The launch of the service providers marketplace in the United Kingdom doesn’t necessarily signal eBay Inc (NASDAQ:EBAY)’s intent to bring the service to the United States. It seems worth noting in an Angie’s List Inc (NASDAQ:ANGI) investment recommendation that eBay could bring the service to the U.S. and likely eat into Angie’s dominant market share.
In eBay Inc (NASDAQ:EBAY)’s second quarter, the internet giant posted a 14% revenue increase to $3.9 billion. Its PayPal revenue grew 20% to $1.6 billion, while Marketplace revenue grew 10% to $2.0 billion. The company added 4.7 million PayPal users and ended the quarter with 132 million total users. Imagine if eBay could bring its local services marketplace to the United States through its huge eBay and PayPal user base. Now imagine that when a service provider is selected from its website, a customer could set up a payment contract with PayPal and have a payment go through once the work is done. I think that this would hurt Angie’s List Inc (NASDAQ:ANGI) beyond belief, as eBay Inc (NASDAQ:EBAY) would offer an additional secure payment service that Angie’s List is missing as the middle man.
Existing competition
The bad news for Angie’s List Inc (NASDAQ:ANGI) is its already strong competition from Yelp Inc (NYSE:YELP). The online community ended its most recent second quarter with 42.5 million reviews. Yelp had a huge second quarter, with revenue up 69%, reviews up 41% and monthly visitors up 38%. The company, through its website and mobile applications, saw 108 million unique visitors in the second quarter.

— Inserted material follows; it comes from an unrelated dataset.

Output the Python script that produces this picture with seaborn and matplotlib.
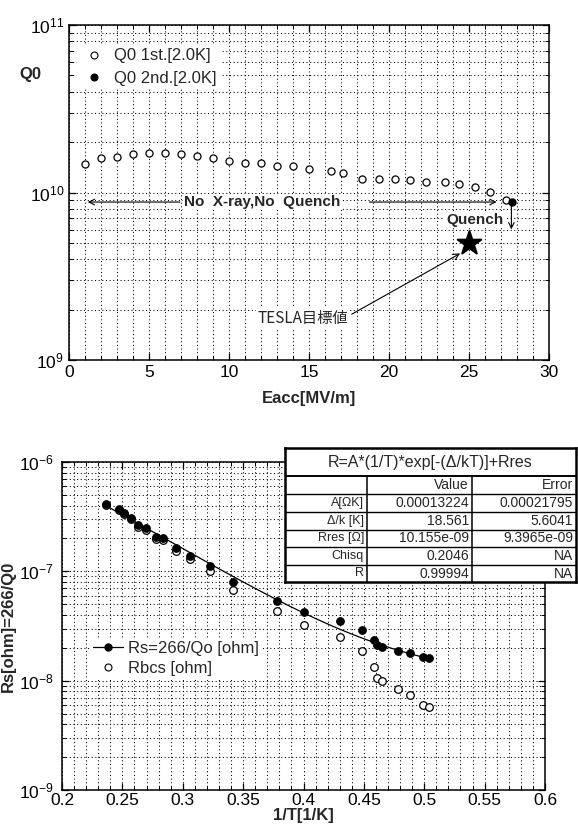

Yelp Inc (NYSE:YELP) is also beefing up its customer offerings with new platforms. The company spent $12.7 million to acquire Seat Me, a service that directly connects customers to online restaurant reservations. Yelp also launched a platform to help restaurants take orders and process transactions that could distance the company’s market-leading position away from sites like Angie’s List, which only offers reviews.
Unlike Angie’s List, Yelp Inc (NYSE:YELP) members do not have to pay a monthly subscription to get access to the reviews. Yelp Inc (NYSE:YELP) will continue to see strong numbers as its data is free and readily available. Angie’s List will continue to have to convince people that its data is worth a monthly subscription fee.
Expansion worries
Angie’s List has seen its sales and membership numbers grow through a well-thought-out expansion plan. The company has targeted the largest population centers in the United States and seen a huge boost in every area it enters. As the company expands and reaches a large scale, however, its growth begins to slow.
Average revenue per user is much smaller in the small markets Angie’s List has recently entered. The good news is that the company’s acquisition cost of $80 per user declined 12% in the second quarter. This remains too high for a company that generates its revenue from monthly subscriptions, however.